# one in three people is or one in three people are?



## Kell (May 28, 2002)

I was under the impression that it should be "One in three people is ..." as you're talking about one person i.e. One person is thinking about X.

Thoughts?


----------



## brian1978 (Jul 10, 2013)

I agree.


----------



## NaughTTy (Jul 9, 2003)

Is


----------



## davelincs (Jan 1, 2010)

is


----------



## A3DFU (May 7, 2002)

Is. No question about it. 
One person is singular. 'Is' is singular. 'Are' on the other hand is plural


----------



## Lollypop86 (Oct 26, 2013)

But you don't say "you is" you say "you are"......

J
Xx


----------



## Nyxx (May 1, 2012)

Lollypop86 said:


> But you don't say "you is" you say "you are"......
> 
> J
> Xx


Good point, You "is" right :wink:


----------



## Lollypop86 (Oct 26, 2013)

Lol I'm just sayin is all lol these punctuation rules are a contradiction in themselves lol

J
Xx


----------



## Nyxx (May 1, 2012)

Very true,
You are right :wink:


----------



## Lollypop86 (Oct 26, 2013)

Don't say that otherwise spandex will be along! Lol

J
Xx


----------



## Nyxx (May 1, 2012)

well we can ask him

Are you alright?

Or should we say

Spandex is you alright?


----------



## Lollypop86 (Oct 26, 2013)

No I'm alleft 

J
Xx


----------



## Nyxx (May 1, 2012)

:lol: and I thought you was all right 

BTW it has to be "one in three are"


----------



## Bartsimpsonhead (Aug 14, 2011)

One person is on their own - three people are all together.

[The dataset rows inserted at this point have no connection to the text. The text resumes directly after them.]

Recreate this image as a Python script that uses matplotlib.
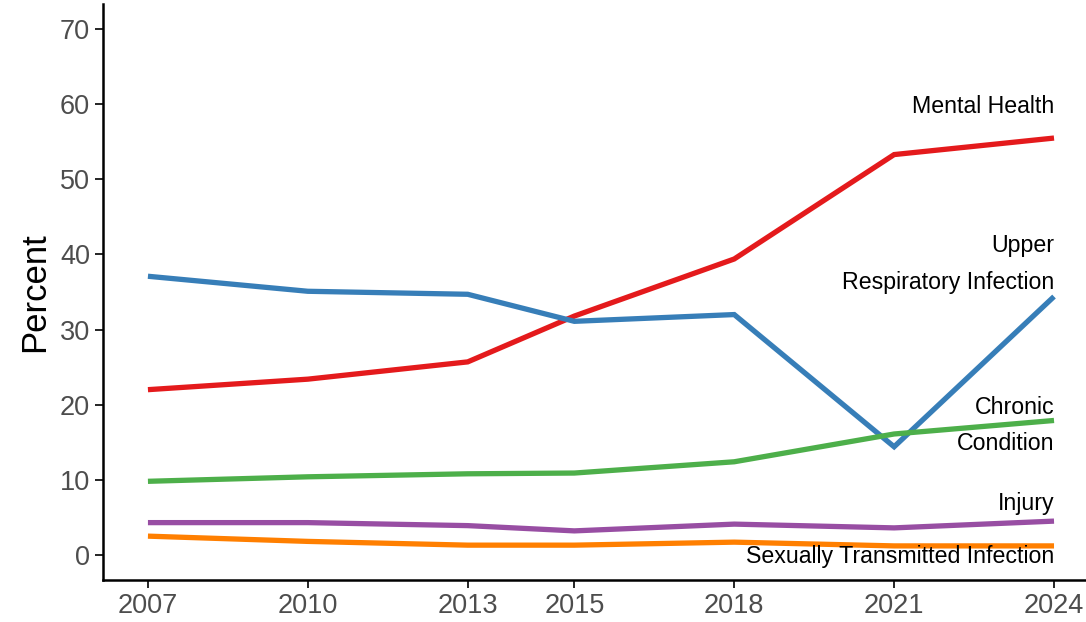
import matplotlib.pyplot as plt

plt.rcParams['font.family'] = ['Liberation Sans', 'DejaVu Sans']

years = [2007, 2010, 2013, 2015, 2018, 2021, 2024]
mental_health = [22.0, 23.4, 25.7, 31.8, 39.4, 53.3, 55.5]
upper_resp = [37.1, 35.1, 34.7, 31.1, 32.0, 14.4, 34.4]
chronic = [9.8, 10.4, 10.8, 10.9, 12.4, 16.1, 17.9]
injury = [4.3, 4.3, 3.9, 3.2, 4.1, 3.6, 4.5]
sti = [2.5, 1.8, 1.3, 1.3, 1.7, 1.2, 1.2]

series = [
    ('Mental Health', mental_health, '#E41A1C', 59.7),
    ('Upper\nRespiratory Infection', upper_resp, '#377EB8', 38.7),
    ('Chronic\nCondition', chronic, '#4DAF4A', 17.2),
    ('Injury', injury, '#984EA3', 6.9),
    ('Sexually Transmitted Infection', sti, '#FF7F00', -0.2),
]

fig = plt.figure(figsize=(10.86, 6.22), dpi=100)
ax = fig.add_axes([0.095, 0.068, 0.905, 0.925])

for name, vals, col, lab_y in series:
    ax.plot(years, vals, color=col, lw=3.8, solid_capstyle='butt', solid_joinstyle='miter')
    ax.text(2024, lab_y, name, ha='right', va='center', fontsize=16.7, color='black',
            linespacing=1.75)

ax.set_xlim(2006.16, 2024.6)
ax.set_ylim(-3.3, 73.3)
ax.set_xticks(years)
ax.set_yticks(range(0, 71, 10))
ax.tick_params(labelsize=19.5, colors='#4D4D4D', length=6, width=1.2)
ax.tick_params(axis='both', color='black')
ax.set_ylabel('Percent', fontsize=25, labelpad=6)

for s in ['top', 'right']:
    ax.spines[s].set_visible(False)
for s in ['left', 'bottom']:
    ax.spines[s].set_linewidth(1.8)

fig.savefig('out.png', dpi=100)
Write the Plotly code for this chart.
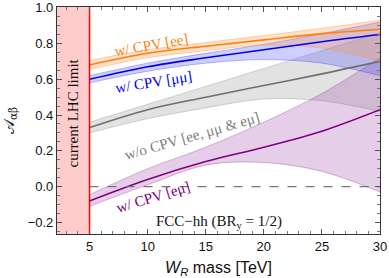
import plotly.graph_objects as go

mass = [5, 10, 15, 20, 25, 30]

ee_c = [0.68, 0.745, 0.785, 0.82, 0.855, 0.88]
ee_hi = [0.705, 0.765, 0.805, 0.845, 0.885, 0.93]
ee_lo = [0.655, 0.72, 0.76, 0.79, 0.775, 0.70]

mm_c = [0.60, 0.67, 0.72, 0.765, 0.81, 0.85]
mm_hi = [0.62, 0.69, 0.745, 0.795, 0.855, 0.92]
mm_lo = [0.58, 0.645, 0.69, 0.71, 0.69, 0.62]

no_c = [0.33, 0.43, 0.50, 0.565, 0.63, 0.70]
no_hi = [0.36, 0.46, 0.56, 0.66, 0.76, 0.86]
no_lo = [0.30, 0.38, 0.44, 0.49, 0.48, 0.42]

em_c = [-0.08, 0.04, 0.14, 0.22, 0.31, 0.43]
em_hi = [-0.045, 0.10, 0.22, 0.36, 0.52, 0.72]
em_lo = [-0.11, 0.01, 0.12, 0.135, 0.085, -0.03]

series = [
    ("w/o CPV", no_c, no_hi, no_lo, "#6e6e6e", "rgba(150,150,150,0.28)", "rgba(150,150,150,0.5)"),
    ("eμ", em_c, em_hi, em_lo, "#800080", "rgba(150,60,160,0.25)", "rgba(150,60,160,0.45)"),
    ("μμ", mm_c, mm_hi, mm_lo, "#0000ee", "rgba(60,60,255,0.25)", "rgba(60,60,255,0.45)"),
    ("ee", ee_c, ee_hi, ee_lo, "#ff7f0e", "rgba(255,150,60,0.28)", "rgba(255,150,60,0.5)"),
]

YMIN, YMAX = -0.265, 1.004

fig = go.Figure()
fig.add_shape(type="rect", x0=2.2, x1=5, y0=YMIN, y1=YMAX, xref="x", yref="y",
              fillcolor="#ffcccc", line_width=0, layer="below")

for name, c, hi, lo, col, fill, edge in series:
    fig.add_trace(go.Scatter(x=mass, y=hi, mode="lines", line=dict(width=0.8, color=edge),
                             line_shape="spline", showlegend=False, hoverinfo="skip"))
    fig.add_trace(go.Scatter(x=mass, y=lo, mode="lines", line=dict(width=0.8, color=edge),
                             line_shape="spline", fill="tonexty", fillcolor=fill, showlegend=False, hoverinfo="skip"))
for name, c, hi, lo, col, fill, edge in series:
    fig.add_trace(go.Scatter(x=mass, y=c, mode="lines", line=dict(width=1.6, color=col),
                             line_shape="spline", showlegend=False))

fig.add_trace(go.Scatter(x=[5, 30], y=[0, 0], mode="lines",
                         line=dict(color="#777777", width=1.2, dash="dash"), showlegend=False))
fig.add_trace(go.Scatter(x=[5, 5], y=[YMIN, YMAX], mode="lines",
                         line=dict(color="#ff0000", width=1.5), showlegend=False))

serif = "Liberation Serif"
anns = [
    dict(x=10.3, y=0.79, text="w/ CPV [ee]", color="#ff7f0e", angle=-10),
    dict(x=10.5, y=0.585, text="w/ CPV [μμ]", color="#0000ee", angle=-9),
    dict(x=13.8, y=0.285, text="w/o CPV [ee, μμ &amp; eμ]", color="#808080", angle=-16),
    dict(x=10.5, y=-0.056, text="w/ CPV [eμ]", color="#800080", angle=-17),
]
for a in anns:
    fig.add_annotation(x=a["x"], y=a["y"], text=a["text"], showarrow=False, textangle=a["angle"],
                       font=dict(family=serif, size=15, color=a["color"]))
fig.add_annotation(x=16.1, y=-0.20, text="FCC−hh (BR<sub>y</sub> = 1/2)", showarrow=False,
                   font=dict(family=serif, size=15, color="#111111"))
fig.add_annotation(x=3.6, y=0.41, text="current LHC limit", showarrow=False, textangle=-90,
                   font=dict(family=serif, size=15, color="#111111"))

axis_common = dict(showgrid=False, zeroline=False, ticks="inside", mirror="allticks", showline=True,
                   linecolor="#333333", linewidth=1.2, ticklen=5, tickcolor="#555555", automargin=False,
                   ticklabeloverflow="allow",
                   tickfont=dict(family="Liberation Sans", size=13, color="#111111"))
fig.update_xaxes(range=[2.2, 30], tickvals=[5, 10, 15, 20, 25, 30],
                 minor=dict(ticks="inside", ticklen=3, dtick=1, tickcolor="#777777"),
                 title=dict(text="<i>W<sub>R</sub></i> mass [TeV]", font=dict(family="Liberation Sans", size=16, color="#111111")),
                 **axis_common)
fig.update_yaxes(range=[YMIN, YMAX], tickvals=[-0.2, 0, 0.2, 0.4, 0.6, 0.8, 1.0], tickformat=".1f",
                 minor=dict(ticks="inside", ticklen=3, dtick=0.05, tickcolor="#777777"),
                 title=dict(text="𝒜<sub>αβ</sub>", font=dict(family="DejaVu Serif", size=15, color="#111111")),
                 **axis_common)
fig.update_layout(width=389, height=278, margin=dict(l=57, r=9, t=7, b=44),
                  plot_bgcolor="white", paper_bgcolor="white")
fig.write_html("out.html", config={"displayModeBar": False},
               post_script="document.body.style.margin='0';")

One in three people are... As they are a group.

One person in three is... As he/she is singular.

I think that's how it works.


----------



## Lollypop86 (Oct 26, 2013)

What about you is......lol

I am all right just in a funny mood lol

J
Xx


----------



## Bartsimpsonhead (Aug 14, 2011)

I thought you Yoda were


----------



## Lollypop86 (Oct 26, 2013)

I think that just went straight over my head lol

J
Xx


----------



## A3DFU (May 7, 2002)

Lollypop86 said:


> But you don't say "you is" you say "you are"......
> 
> J
> Xx


He/she/it is: third person singular

Singular:
I am
You are 
He/she/it is

Plural:
We are
You are
They are

That's the declension table of the verb 'to be' in the present tense. Guess you learnt that in English grammar?


----------



## Spandex (Feb 20, 2009)

I'd have gone with "one in three are", because you're not referring to the one, you're referring to a group which is a third of the population. The same as saying "33% of people are", etc.


----------



## A3DFU (May 7, 2002)

Spandex said:


> "33% of people are", etc.


That's correct because 33% refers to plural.


----------



## John-H (Jul 13, 2005)

Interesting. I think it depends on context of surrounding words which might change the subject and plurality in the phrase. For example:

"One in three people are women..."
"One in three people is a woman..."
"One in three people are representative of a third of our 900 members..."
"One in thee people is a representative fraction of our 900 members..."
"One in three people are Lancastrians... "
"One in three people is a Lancastrian..."

If the subject is plural then "are" is correct. Sometimes "one" is the subject and singular but "one in three" can be the referred subject as a fraction so singular if referred to as such but if you are talking about a group then it's plural so "are" is correct. I think it's even arguable that "one" can't be the subject in one case as "one" can't mathematically represent 300 so must be plural!


----------



## A3DFU (May 7, 2002)

http://forum.wordreference.com/showthread.php?t=2085705


----------



## Kell (May 28, 2002)

In this instance, the phrase is:

1 in 3 Britons say austerity has made people more ruthless.

I reckon it should be "says".


----------



## igotone (Mar 10, 2010)

Kell said:


> In this instance, the phrase is:
> 
> 1 in 3 Britons say austerity has made people more ruthless.
> 
> I reckon it should be "says".


Agreed. I'd go with "is" for your earlier example.


----------



## Kell (May 28, 2002)

Kell said:


> In this instance, the phrase is:
> 
> 1 in 3 Britons say austerity has made people more ruthless.
> 
> I reckon it should be "says".


However, what I would do if it was me that was writing it would be to recast it as

A third of Britons say ...

or

33% of Britons say ...

as I reckon Britons say sound more correct than Britons says and I think that's where the confusion arises.

I take Spandex's point above in that although this says 1 it's actually referring to a group - albeit expressed in LCD. It always causes confusion when you have a group of people expressed a singular unit.

The England team is ...
The committee says ...
Our staff is ...

All correct, but most of the time you'll them expressed as:

The England team are ...
The committee say ...
Our staff are ...


----------



## Lollypop86 (Oct 26, 2013)

Kell said:


> In this instance, the phrase is:
> 
> 1 in 3 Britons say austerity has made people more ruthless.
> 
> I reckon it should be "says".


not its not says that even sounds chav......

J
xx


----------



## jdn (Aug 26, 2002)

Where is Kell these days?

Often amusing posts - made me wonder where he has been.


----------



## A3DFU (May 7, 2002)

No doubt busy with the family


----------